Print exactly the lines from the first one down to the line containing "for (let i = 1;", both ends included, with no pictures and nothing else.
########################################
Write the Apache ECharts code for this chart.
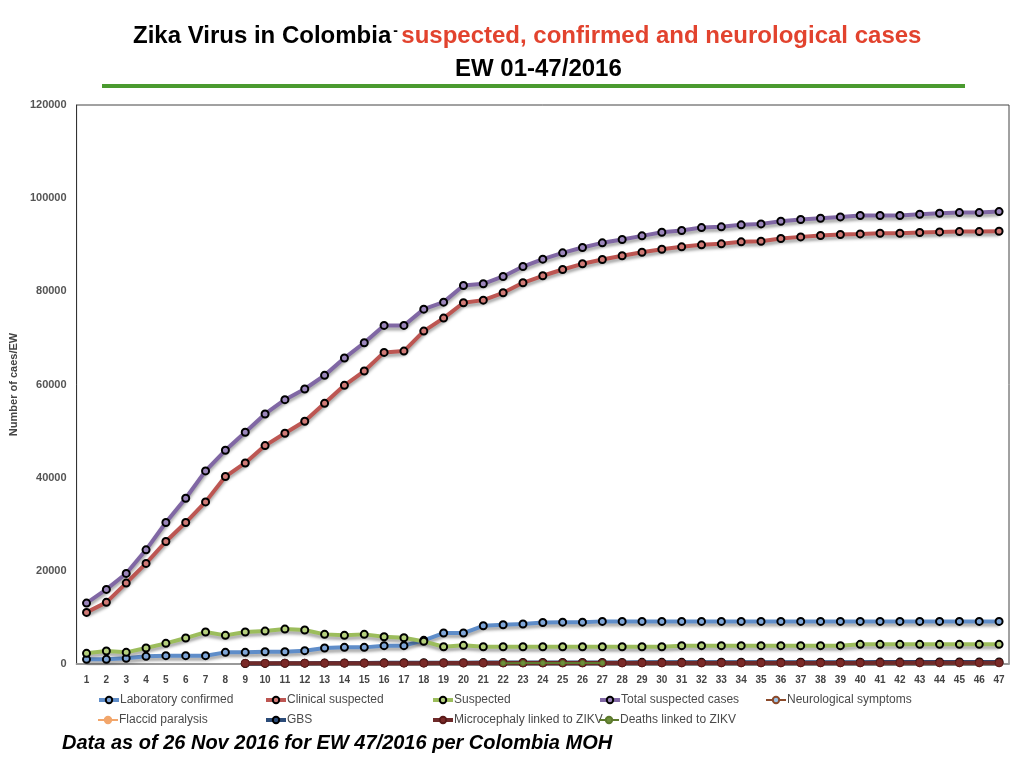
<!DOCTYPE html>
<html>
<head>
<meta charset="utf-8">
<title>Zika Virus in Colombia</title>
<script src="https://cdn.jsdelivr.net/npm/echarts@6/dist/echarts.min.js"></script>
<style>
  html, body { margin: 0; padding: 0; background: #fff; }
  #chart { width: 1024px; height: 768px; }
</style>
</head>
<body>
<div id="chart"></div>
<script>
// epidemiological weeks 1..47
const weeks = []
for (let i = 1; i <= 47; i++) weeks.push(String(i))

const labConfirmed = [1000, 1000, 1220, 1650, 1790, 1790, 1790, 2500, 2500, 2640,
  2640, 2860, 3430, 3570, 3570, 3930, 3930, 5080, 6650, 6650,
  8210, 8430, 8580, 8900, 8980, 8980, 9150, 9150, 9150, 9150,
  9150, 9150, 9150, 9150, 9150, 9150, 9150, 9150, 9150, 9150,
  9150, 9150, 9150, 9150, 9150, 9150, 9150]

const clinicalSuspected = [11080, 13230, 17370, 21590, 26300, 30370, 34800, 40240, 43160, 46880,
  49530, 52100, 55960, 59820, 62890, 66890, 67170, 71460, 74250, 77550,
  78110, 79690, 81840, 83340, 84690, 85910, 86830, 87630, 88400, 89040,
  89550, 89980, 90200, 90620, 90760, 91330, 91690, 91980, 92190, 92330,
  92480, 92480, 92620, 92760, 92830, 92830, 92900]

const suspected = [2290, 2790, 2500, 3430, 4430, 5570, 6860, 6150, 6860, 7070,
  7500, 7290, 6360, 6150, 6360, 5850, 5640, 4860, 3710, 4000,
  3710, 3710, 3710, 3710, 3710, 3710, 3710, 3710, 3710, 3710,
  3930, 3930, 3930, 3930, 3930, 3930, 3930, 3930, 3930, 4220,
  4220, 4220, 4220, 4220, 4220, 4220, 4220]

const totalSuspected = [13080, 16010, 19440, 24510, 30370, 35590, 41450, 45880, 49740, 53670,
  56740, 59030, 61960, 65680, 68960, 72680, 72680, 76180, 77680, 81260,
  81620, 83190, 85330, 86900, 88260, 89400, 90410, 91120, 91910, 92690,
  93050, 93690, 93840, 94270, 94480, 95050, 95410, 95690, 95980, 96270,
  96270, 96270, 96550, 96760, 96910, 96910, 97120]

// small series, lying on the axis ('-' = no data)
const neurological = ['-', '-', '-', '-', '-', '-', '-', '-', 120, 150,
  170, 190, 210, 230, 240, 260, 270, 280, 290, 300,
  310, 320, 330, 330, 340, 340, 350, 350, 360, 360,
  360, 370, 370, 370, 380, 380, 380, 380, 390, 390,
  390, 390, 400, 400, 400, 400, 400]

const flaccidParalysis = ['-', '-', '-', '-', '-', '-', '-', '-', 10, 10,
  12, 12, 15, 15, 18, 18, 20, 20, 20, 22,
  22, 22, 24, 24, 24, 25, 25, 25, 26, 26,
  26, 26, 27, 27, 27, 28, 28, 28, 28, 29,
  29, 29, 30, 30, 30, 30, 30]

const gbs = ['-', '-', '-', '-', '-', '-', '-', '-', 100, 130,
  160, 180, 200, 220, 230, 250, 260, 270, 280, 290,
  300, 310, 320, 320, 330, 330, 340, 340, 350, 350,
  360, 360, 370, 370, 380, 380, 390, 390, 400, 400,
  410, 410, 420, 420, 420, 420, 420]

const microcephaly = ['-', '-', '-', '-', '-', '-', '-', '-', 150, 150,
  160, 160, 170, 170, 170, 180, 180, 180, 190, 190,
  190, 200, 200, 200, 210, 210, 210, 210, 220, 220,
  220, 220, 230, 230, 230, 230, 240, 240, 240, 240,
  250, 250, 250, 250, 250, 250, 250]

const deaths = ['-', '-', '-', '-', '-', '-', '-', '-', '-', '-',
  '-', '-', '-', '-', '-', '-', '-', '-', '-', '-',
  '-', 180, 190, 200, 200, 210, 210, '-', '-', '-',
  '-', '-', '-', '-', '-', '-', '-', '-', '-', '-',
  '-', '-', '-', '-', '-', '-', '-']

const yTicks = [0, 20000, 40000, 60000, 80000, 100000, 120000]

const chart = echarts.init(document.getElementById('chart'))

// thick line with black ringed markers
function bigLine (name, data, color, fill, z) {
  return {
    name,
    type: 'line',
    data,
    z,
    symbol: 'circle',
    symbolSize: 7,
    itemStyle: { color: fill, borderColor: '#000', borderWidth: 2 },
    lineStyle: {
      color,
      width: 4,
      shadowColor: 'rgba(0,0,0,0.35)',
      shadowBlur: 3,
      shadowOffsetY: 3
    },
    emphasis: { disabled: true }
  }
}

// thin line with small dots
function thinLine (name, data, color, fill, z) {
  return {
    name,
    type: 'line',
    data,
    z,
    symbol: 'circle',
    symbolSize: 5,
    itemStyle: { color: fill, borderColor: color, borderWidth: 1 },
    lineStyle: { color, width: 2 },
    emphasis: { disabled: true }
  }
}

const series = [
  bigLine('Laboratory confirmed', labConfirmed, '#5f8dc9', '#7fa6d8', 3),
  bigLine('Clinical suspected', clinicalSuspected, '#bd5652', '#d07a76', 3),
  bigLine('Suspected', suspected, '#9cbd5c', '#b5d07d', 3),
  bigLine('Total suspected cases', totalSuspected, '#8067a4', '#9b86bb', 3),
  thinLine('Neurological symptoms', neurological, '#8b4a2b', '#9cc3e6', 2),
  thinLine('Flaccid paralysis', flaccidParalysis, '#f2a66b', '#f2a66b', 2),
  bigLine('GBS', gbs, '#2b4b78', '#2b4b78', 2),
  {
    name: 'Microcephaly linked to ZIKV',
    type: 'line',
    data: microcephaly,
    z: 3,
    symbol: 'circle',
    symbolSize: 8,
    itemStyle: { color: '#7a2a28', borderColor: '#5a1a18', borderWidth: 1 },
    lineStyle: {
      color: '#6e2a2a',
      width: 4,
      shadowColor: 'rgba(0,0,0,0.35)',
      shadowBlur: 3,
      shadowOffsetY: 3
    },
    emphasis: { disabled: true }
  },
  thinLine('Deaths linked to ZIKV', deaths, '#5d7a2e', '#6e8f3a', 4)
]

// legend laid out in a 5 column grid, one legend per item
const legendCols = [97, 264, 431, 598, 765]
const legendRows = [694, 714]
const legends = series.map((s, i) => ({
  data: [s.name],
  left: legendCols[i % 5],
  top: legendRows[Math.floor(i / 5)],
  padding: 0,
  itemWidth: 20,
  itemHeight: 8,
  selectedMode: false,
  lineStyle: { width: s.lineStyle.width, shadowBlur: 0, shadowOffsetY: 0 },
  textStyle: {
    fontFamily: 'Liberation Sans',
    fontSize: 12,
    color: '#4a4a4a',
    padding: [0, 0, 0, -4]
  }
}))

const option = {
  animation: false,
  backgroundColor: '#fff',
  textStyle: { fontFamily: 'Liberation Sans' },
  grid: {
    left: 75,
    right: 15,
    top: 105,
    bottom: 104,
    show: true,
    borderColor: '#444',
    borderWidth: 1
  },
  legend: legends,
  xAxis: {
    type: 'category',
    data: weeks,
    boundaryGap: true,
    axisLine: { lineStyle: { color: '#999', width: 2 } },
    axisTick: { show: false },
    axisLabel: {
      interval: 0,
      margin: 11,
      fontSize: 10,
      fontWeight: 'bold',
      color: '#444'
    }
  },
  yAxis: {
    type: 'value',
    min: yTicks[0],
    max: yTicks[yTicks.length - 1],
    interval: yTicks[1] - yTicks[0],
    name: 'Number of caes/EW',
    nameLocation: 'middle',
    nameRotate: 90,
    nameGap: 55,
    nameTextStyle: { fontSize: 11, fontWeight: 'bold', color: '#444' },
    splitLine: { show: false },
    axisTick: { show: false },
    axisLine: { show: true, lineStyle: { color: '#333', width: 1 } },
    axisLabel: {
      margin: 10,
      fontSize: 11,
      fontWeight: 'bold',
      color: '#555',
      formatter: v => String(v)
    }
  },
  graphic: [
    {
      type: 'text',
      left: 133,
      top: 24,
      style: {
        text: '{a|Zika Virus in Colombia}{d|-} {b|suspected, confirmed and neurological cases}',
        rich: {
          a: { fontFamily: 'Liberation Sans', fontWeight: 'bold', fontSize: 24, fill: '#000' },
          d: { fontFamily: 'Liberation Sans', fontWeight: 'bold', fontSize: 14, fill: '#000', verticalAlign: 'top', padding: [0, 0, 6, 2] },
          b: { fontFamily: 'Liberation Sans', fontWeight: 'bold', fontSize: 24, fill: '#e2432e' }
        }
      }
    },
    {
      type: 'text',
      left: 455,
      top: 57,
      style: {
        text: 'EW 01-47/2016',
        fontFamily: 'Liberation Sans',
        fontWeight: 'bold',
        fontSize: 24,
        fill: '#000'
      }
    },
    {
      type: 'rect',
      shape: { x: 102, y: 84, width: 863, height: 4 },
      style: { fill: '#4a9a2f' }
    },
    {
      type: 'text',
      left: 62,
      top: 733,
      style: {
        text: 'Data as of 26 Nov 2016 for EW 47/2016 per Colombia MOH',
        fontFamily: 'Liberation Sans',
        fontWeight: 'bold',
        fontStyle: 'italic',
        fontSize: 20,
        fill: '#000'
      }
    }
  ],
  series
}

option && chart.setOption(option)
</script>
</body>
</html>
########################################
» Solved exercise
Write the Apache ECharts code for this chart.
<!DOCTYPE html>
<html>
<head>
<meta charset="utf-8">
<title>Zika Virus in Colombia</title>
<script src="https://cdn.jsdelivr.net/npm/echarts@6/dist/echarts.min.js"></script>
<style>
  html, body { margin: 0; padding: 0; background: #fff; }
  #chart { width: 1024px; height: 768px; }
</style>
</head>
<body>
<div id="chart"></div>
<script>
// epidemiological weeks 1..47
const weeks = []
for (let i = 1; i <= 47; i++) weeks.push(String(i))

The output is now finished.